On his rounds two years later, Wiesler passes a bookstore window display promoting Dreyman's new novel, Sonate vom Guten Menschen. He goes inside, opens a copy of the book and discovers it is dedicated "To HGW XX/7, with gratitude". Wiesler buys the book; when the sales clerk asks if he wants it gift-wrapped he responds, "No, it's for me."
The film was received with widespread acclaim. Film aggregate site Rotten Tomatoes reports a 93% "Fresh" rating, based on 142 positive reviews out of 152. A review in Daily Varietyby Derek Elley noted the "slightly stylized look" of the movie created by "playing up grays and dour greens, even when using actual locations like the Stasi's onetime HQ in Normannenstrasse." Time magazine's Richard Corliss named the film one of the Top 10 Movies of 2007, ranking it at #2. Corliss praised the film as a "poignant, unsettling thriller."
Film critic Roger Ebert gave the film four stars, describing it as "a powerful but quiet film, constructed of hidden thoughts and secret desires." A.O. Scott, reviewing the film in The New York Times, wrote that Lives is well-plotted, and added, "The suspense comes not only from the structure and pacing of the scenes, but also, more deeply, from the sense that even in an oppressive society, individuals are burdened with free will.
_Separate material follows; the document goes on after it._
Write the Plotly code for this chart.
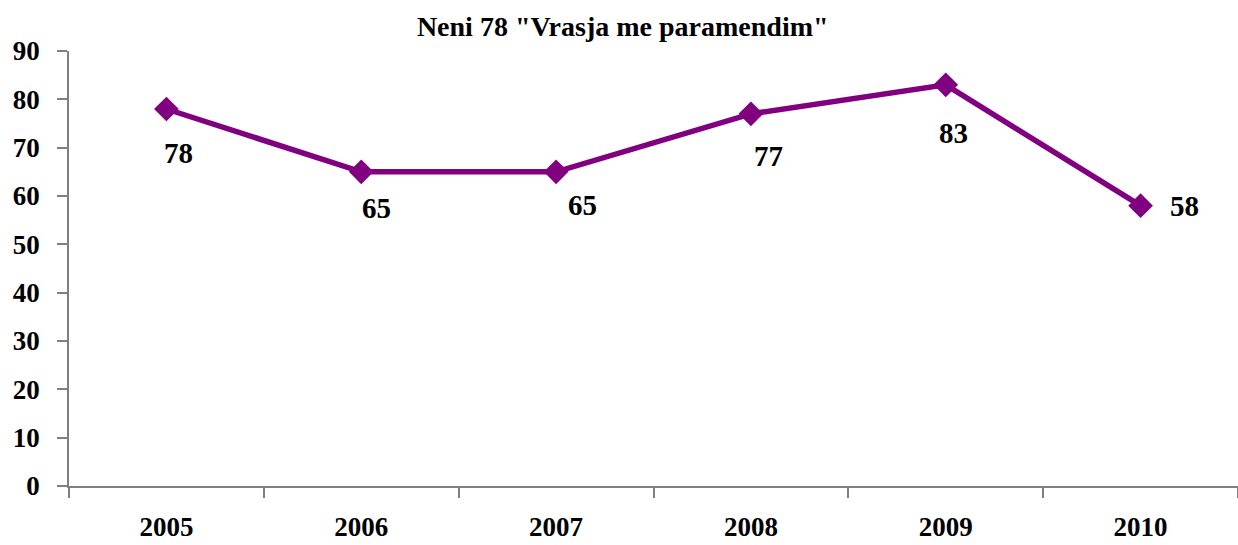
import plotly.graph_objects as go

# ---- data ----
years = ["2005", "2006", "2007", "2008", "2009", "2010"]
values = [78, 65, 65, 77, 83, 58]
y_ticks = [0, 10, 20, 30, 40, 50, 60, 70, 80, 90]
title_text = 'Neni 78 "Vrasja me paramendim"'

# ---- styling ----
label_dx = [12, 15, 26, 18, 8, 44]
label_dy = [44, 36, 33, 42, 48, 0]
FONT = "Liberation Serif"
PURPLE = "#800080"
AXIS = "#808080"

fig = go.Figure()
fig.add_trace(go.Scatter(
    x=years, y=values, mode="lines+markers",
    line=dict(color=PURPLE, width=5.5),
    marker=dict(symbol="diamond", size=19, color=PURPLE),
    showlegend=False, cliponaxis=False, hoverinfo="x+y",
))

for i, (v, dx, dy) in enumerate(zip(values, label_dx, label_dy)):
    fig.add_annotation(
        x=i, y=v, xref="x", yref="y", text=str(v), showarrow=False,
        xanchor="center", yanchor="middle",
        xshift=dx, yshift=-dy,
        font=dict(family=FONT, size=29, color="black", weight=700),
    )

fig.update_layout(
    width=1238, height=545,
    margin=dict(l=69, r=0, t=51, b=59),
    paper_bgcolor="white", plot_bgcolor="white",
    title=dict(text=title_text, x=0.503, xanchor="center", y=0.952, yanchor="middle",
               font=dict(family=FONT, size=28, color="black", weight=700)),
    xaxis=dict(
        type="category", range=[-0.5, 5.5], automargin=False,
        showline=True, linecolor=AXIS, linewidth=1.5,
        ticks="outside", tickson="boundaries", ticklen=10, tickcolor=AXIS, tickwidth=1.5,
        showgrid=False, zeroline=False,
        tickfont=dict(family=FONT, size=27, color="black", weight=700),
        ticklabelstandoff=16,
    ),
    yaxis=dict(
        range=[0, 90], tickvals=y_ticks, automargin=False,
        showline=True, linecolor=AXIS, linewidth=1.5,
        ticks="outside", ticklen=10, tickcolor=AXIS, tickwidth=1.5,
        showgrid=False, zeroline=False,
        tickfont=dict(family=FONT, size=27, color="black", weight=700),
        ticklabelstandoff=12,
    ),
)

fig.write_html(
    "out.html",
    config={"displayModeBar": False},
    post_script="document.body.style.margin='0';document.body.style.overflow='hidden';",
)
You never know, from one moment to the next, what course any of the characters will choose." Los Angeles Timesmovie critic Kenneth Turan agreed that the dramatic tension of the film comes from being "meticulously plotted", and that "it places its key characters in high-stakes predicaments where what they are forced to wager is their talent, their very lives, even their souls." The movie "convincingly demonstrates that when done right, moral and political quandaries can be the most intensely dramatic dilemmas of all."
American commentator John Podhoretz called the film "one of the greatest movies ever made, and certainly the best film of this decade." William F. Buckley, Jr. wrote in his syndicated column that after the film was over, "I turned to my companion and said, 'I think that is the best movie I ever saw.'" John J. Miller of National Review Online named it #1 in his list of 'The Best Conservative Movies' of the last 25 years.